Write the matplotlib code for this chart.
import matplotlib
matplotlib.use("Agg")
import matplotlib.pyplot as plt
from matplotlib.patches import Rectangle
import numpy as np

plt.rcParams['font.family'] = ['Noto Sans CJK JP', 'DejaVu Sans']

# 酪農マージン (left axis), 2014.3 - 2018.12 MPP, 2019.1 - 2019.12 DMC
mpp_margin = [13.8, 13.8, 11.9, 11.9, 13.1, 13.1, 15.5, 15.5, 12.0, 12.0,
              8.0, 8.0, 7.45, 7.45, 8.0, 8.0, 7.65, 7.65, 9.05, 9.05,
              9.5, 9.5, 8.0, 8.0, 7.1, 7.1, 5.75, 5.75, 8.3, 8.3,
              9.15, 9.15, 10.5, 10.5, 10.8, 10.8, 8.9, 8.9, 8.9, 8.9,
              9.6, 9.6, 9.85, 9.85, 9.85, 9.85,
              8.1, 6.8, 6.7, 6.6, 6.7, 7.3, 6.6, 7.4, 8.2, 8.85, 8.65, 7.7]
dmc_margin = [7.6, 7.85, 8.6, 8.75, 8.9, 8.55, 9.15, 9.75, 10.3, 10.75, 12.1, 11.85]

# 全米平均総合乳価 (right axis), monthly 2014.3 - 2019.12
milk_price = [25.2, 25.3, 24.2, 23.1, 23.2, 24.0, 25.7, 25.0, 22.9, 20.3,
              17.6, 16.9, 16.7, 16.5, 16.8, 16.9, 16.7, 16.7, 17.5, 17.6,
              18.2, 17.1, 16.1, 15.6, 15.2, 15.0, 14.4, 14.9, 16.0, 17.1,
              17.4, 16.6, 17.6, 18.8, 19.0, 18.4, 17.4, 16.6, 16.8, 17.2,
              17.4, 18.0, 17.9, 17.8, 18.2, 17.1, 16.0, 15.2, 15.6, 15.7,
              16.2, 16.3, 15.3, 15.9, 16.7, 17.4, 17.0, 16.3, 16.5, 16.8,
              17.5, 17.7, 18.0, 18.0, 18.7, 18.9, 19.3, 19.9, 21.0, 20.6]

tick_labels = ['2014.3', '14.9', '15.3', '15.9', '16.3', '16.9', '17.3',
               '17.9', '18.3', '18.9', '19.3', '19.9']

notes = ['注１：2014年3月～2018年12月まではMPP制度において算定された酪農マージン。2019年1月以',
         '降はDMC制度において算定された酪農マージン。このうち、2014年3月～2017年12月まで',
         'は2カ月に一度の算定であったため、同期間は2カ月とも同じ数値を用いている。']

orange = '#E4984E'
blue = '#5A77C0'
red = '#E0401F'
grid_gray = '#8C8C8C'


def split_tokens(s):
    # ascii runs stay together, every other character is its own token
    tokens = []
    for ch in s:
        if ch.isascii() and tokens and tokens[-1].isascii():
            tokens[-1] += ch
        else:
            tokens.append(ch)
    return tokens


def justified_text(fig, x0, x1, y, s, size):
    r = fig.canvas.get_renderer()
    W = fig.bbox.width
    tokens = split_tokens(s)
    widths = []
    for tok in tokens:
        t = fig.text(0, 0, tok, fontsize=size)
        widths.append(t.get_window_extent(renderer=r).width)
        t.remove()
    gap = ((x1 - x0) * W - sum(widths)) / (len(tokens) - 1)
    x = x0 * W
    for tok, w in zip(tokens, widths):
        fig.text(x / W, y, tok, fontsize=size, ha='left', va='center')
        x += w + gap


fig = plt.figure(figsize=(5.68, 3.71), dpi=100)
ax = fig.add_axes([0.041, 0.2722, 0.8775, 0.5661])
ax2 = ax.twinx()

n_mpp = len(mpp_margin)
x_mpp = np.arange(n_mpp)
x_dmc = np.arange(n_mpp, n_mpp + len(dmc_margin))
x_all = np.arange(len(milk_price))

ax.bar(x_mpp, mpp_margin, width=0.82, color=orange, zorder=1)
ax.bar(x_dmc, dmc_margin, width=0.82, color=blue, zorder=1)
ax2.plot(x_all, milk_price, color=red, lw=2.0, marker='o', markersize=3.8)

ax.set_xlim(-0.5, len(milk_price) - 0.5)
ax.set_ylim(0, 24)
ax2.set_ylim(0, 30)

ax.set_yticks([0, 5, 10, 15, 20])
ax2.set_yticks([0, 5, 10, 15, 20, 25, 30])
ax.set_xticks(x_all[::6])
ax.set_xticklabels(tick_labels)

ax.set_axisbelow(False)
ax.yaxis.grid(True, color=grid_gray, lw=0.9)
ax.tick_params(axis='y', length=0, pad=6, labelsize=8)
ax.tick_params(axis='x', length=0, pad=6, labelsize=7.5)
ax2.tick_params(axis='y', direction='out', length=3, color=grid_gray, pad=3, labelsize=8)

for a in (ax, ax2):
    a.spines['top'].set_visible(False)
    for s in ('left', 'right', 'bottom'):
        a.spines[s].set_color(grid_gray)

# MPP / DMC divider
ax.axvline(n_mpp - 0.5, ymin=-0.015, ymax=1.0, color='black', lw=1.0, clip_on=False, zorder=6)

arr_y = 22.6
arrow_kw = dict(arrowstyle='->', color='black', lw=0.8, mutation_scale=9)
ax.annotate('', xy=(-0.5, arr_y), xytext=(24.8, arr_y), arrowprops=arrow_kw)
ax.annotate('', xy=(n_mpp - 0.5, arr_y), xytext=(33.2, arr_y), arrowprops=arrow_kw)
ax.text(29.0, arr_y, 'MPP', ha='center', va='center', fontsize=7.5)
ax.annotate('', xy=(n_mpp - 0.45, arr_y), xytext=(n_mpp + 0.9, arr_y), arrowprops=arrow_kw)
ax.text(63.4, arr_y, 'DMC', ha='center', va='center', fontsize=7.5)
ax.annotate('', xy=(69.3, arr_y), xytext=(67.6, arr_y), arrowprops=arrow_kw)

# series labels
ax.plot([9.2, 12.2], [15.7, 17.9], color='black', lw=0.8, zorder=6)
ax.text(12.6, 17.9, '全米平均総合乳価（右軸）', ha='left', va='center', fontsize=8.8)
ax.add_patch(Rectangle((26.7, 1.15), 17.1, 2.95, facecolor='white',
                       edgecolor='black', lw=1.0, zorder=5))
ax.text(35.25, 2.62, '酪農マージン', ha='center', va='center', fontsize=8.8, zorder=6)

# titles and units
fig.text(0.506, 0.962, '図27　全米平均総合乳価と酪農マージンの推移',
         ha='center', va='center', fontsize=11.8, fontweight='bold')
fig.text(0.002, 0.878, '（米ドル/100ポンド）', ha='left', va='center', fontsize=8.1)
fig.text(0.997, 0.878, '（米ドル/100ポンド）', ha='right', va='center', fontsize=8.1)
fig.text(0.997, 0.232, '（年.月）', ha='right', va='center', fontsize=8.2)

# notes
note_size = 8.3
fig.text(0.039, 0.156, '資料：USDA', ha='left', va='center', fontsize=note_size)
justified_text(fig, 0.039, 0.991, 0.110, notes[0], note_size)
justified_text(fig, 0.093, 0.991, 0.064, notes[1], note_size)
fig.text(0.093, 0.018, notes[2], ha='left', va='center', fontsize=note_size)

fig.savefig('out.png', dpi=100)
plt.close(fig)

AIM:
In the listing above, please print only the lines from the first one to the line where "grid_gray = '#8C8C8C'" appears, exactly as written, both of those lines included.

ANSWER TO THE PROBLEM:
Write the matplotlib code for this chart.
import matplotlib
matplotlib.use("Agg")
import matplotlib.pyplot as plt
from matplotlib.patches import Rectangle
import numpy as np

plt.rcParams['font.family'] = ['Noto Sans CJK JP', 'DejaVu Sans']

# 酪農マージン (left axis), 2014.3 - 2018.12 MPP, 2019.1 - 2019.12 DMC
mpp_margin = [13.8, 13.8, 11.9, 11.9, 13.1, 13.1, 15.5, 15.5, 12.0, 12.0,
              8.0, 8.0, 7.45, 7.45, 8.0, 8.0, 7.65, 7.65, 9.05, 9.05,
              9.5, 9.5, 8.0, 8.0, 7.1, 7.1, 5.75, 5.75, 8.3, 8.3,
              9.15, 9.15, 10.5, 10.5, 10.8, 10.8, 8.9, 8.9, 8.9, 8.9,
              9.6, 9.6, 9.85, 9.85, 9.85, 9.85,
              8.1, 6.8, 6.7, 6.6, 6.7, 7.3, 6.6, 7.4, 8.2, 8.85, 8.65, 7.7]
dmc_margin = [7.6, 7.85, 8.6, 8.75, 8.9, 8.55, 9.15, 9.75, 10.3, 10.75, 12.1, 11.85]

# 全米平均総合乳価 (right axis), monthly 2014.3 - 2019.12
milk_price = [25.2, 25.3, 24.2, 23.1, 23.2, 24.0, 25.7, 25.0, 22.9, 20.3,
              17.6, 16.9, 16.7, 16.5, 16.8, 16.9, 16.7, 16.7, 17.5, 17.6,
              18.2, 17.1, 16.1, 15.6, 15.2, 15.0, 14.4, 14.9, 16.0, 17.1,
              17.4, 16.6, 17.6, 18.8, 19.0, 18.4, 17.4, 16.6, 16.8, 17.2,
              17.4, 18.0, 17.9, 17.8, 18.2, 17.1, 16.0, 15.2, 15.6, 15.7,
              16.2, 16.3, 15.3, 15.9, 16.7, 17.4, 17.0, 16.3, 16.5, 16.8,
              17.5, 17.7, 18.0, 18.0, 18.7, 18.9, 19.3, 19.9, 21.0, 20.6]

tick_labels = ['2014.3', '14.9', '15.3', '15.9', '16.3', '16.9', '17.3',
               '17.9', '18.3', '18.9', '19.3', '19.9']

notes = ['注１：2014年3月～2018年12月まではMPP制度において算定された酪農マージン。2019年1月以',
         '降はDMC制度において算定された酪農マージン。このうち、2014年3月～2017年12月まで',
         'は2カ月に一度の算定であったため、同期間は2カ月とも同じ数値を用いている。']

orange = '#E4984E'
blue = '#5A77C0'
red = '#E0401F'
grid_gray = '#8C8C8C'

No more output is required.